L’appellation ne faisait pas l’unanimité, car sa construction s’inspirait de l’anglais South Sudan. En effet, ne dit-on pas Afrique du Sud, et non Sud-Afrique? A-t-on jamais entendu parler de la Nord-Corée, de la Ouest-Allemagne? Bien sûr, on pouvait recenser quelques exemples dans le passé, comme Nord-Vietnam.

Il y avait néanmoins une rupture de logique qui a fini par agacer bien des gens et, pour une fois, les médias ont rapidement rectifié le tir, au lieu de s’enfoncer dans l’erreur, comme c’est parfois le cas. Et pour cause, car le nouvel État faisait son entrée officielle aux Nations Unies sous le nom de République du Soudan du Sud.

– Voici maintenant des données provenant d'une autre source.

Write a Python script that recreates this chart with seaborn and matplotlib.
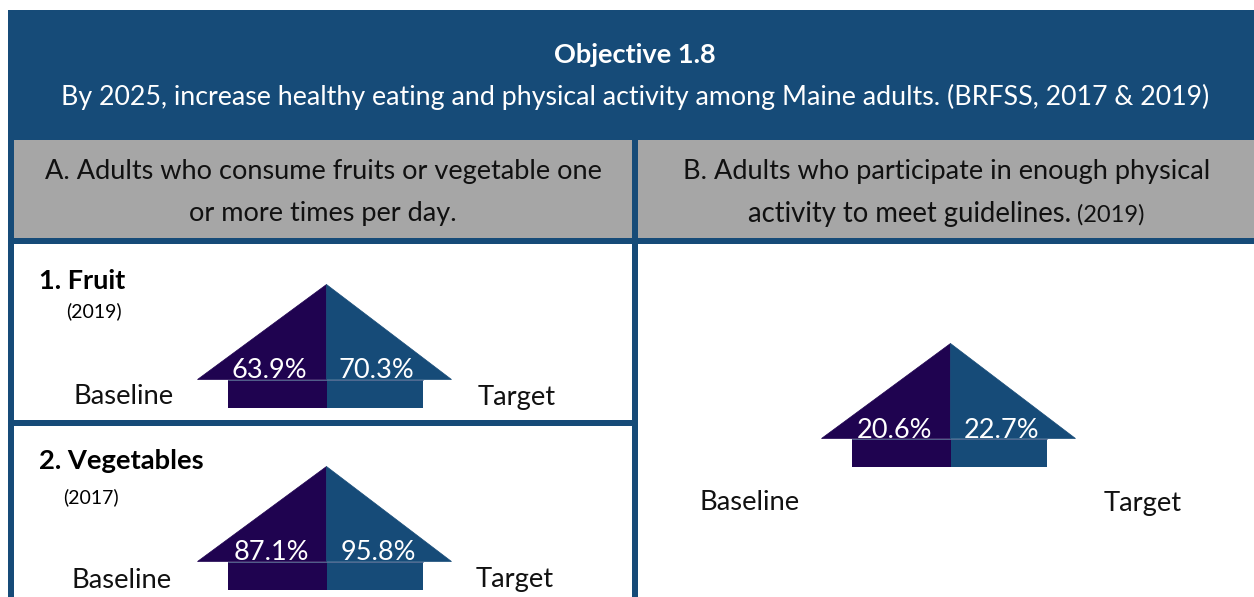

Mais l’histoire ne s’arrête pas là. Il fallait aussi baptiser les habitants du nouveau pays. Évidemment, on ne pouvait pas les appeler tout simplement les Soudanais, en raison de la confusion possible avec les habitants du Soudan proprement dit. Il fallait nécessairement construire le gentilé avec le point cardinal, comme cela se fait déjà pour d’autres pays divisés, par exemple les deux Corées. Ne parle-t-on pas couramment des Nord-Coréens et des Sud-Coréens? Alors pourquoi pas les Sud-Soudanais?

Curieusement, l’adoption de ce nom choquait moins que l’expression Sud-Soudan. Il faut dire que ce genre de construction, où le point cardinal vient en premier, est l’usage en français pour les noms d’habitants.

Cela ne signifie pas pour autant que ces formes ne sont pas contestables, mais force est de constater qu’elles ont la cote et sont passées dans le vocabulaire courant. D’ailleurs, parler des Africains du Sud au lieu des Sud-Africains pourrait susciter plus de confusion qu’autre chose : est-il question des habitants de l’Afrique australe ou de l’Afrique du Sud? Donc, pour le Soudan, il serait certes plus conforme à la démarche du français de parler des Soudanais du Sud que des Sud-Soudanais.

Nous nous heurtons encore une fois à un illogisme de l’usage. D’un côté, les toponymes le plus souvent énoncés à la française; de l’autre, les noms d’habitants à l’anglaise. Il faut reconnaître que les formes télescopées de l’anglais sont toujours très attirantes, ce qui explique sans doute ce phénomène.

La conversion de Sud-Soudan en Soudan du Sud est porteuse de leçons, car elle illustre l’importance de se tenir au courant de l’usage, qui peut changer très rapidement. D’où l’importance de suivre l’actualité.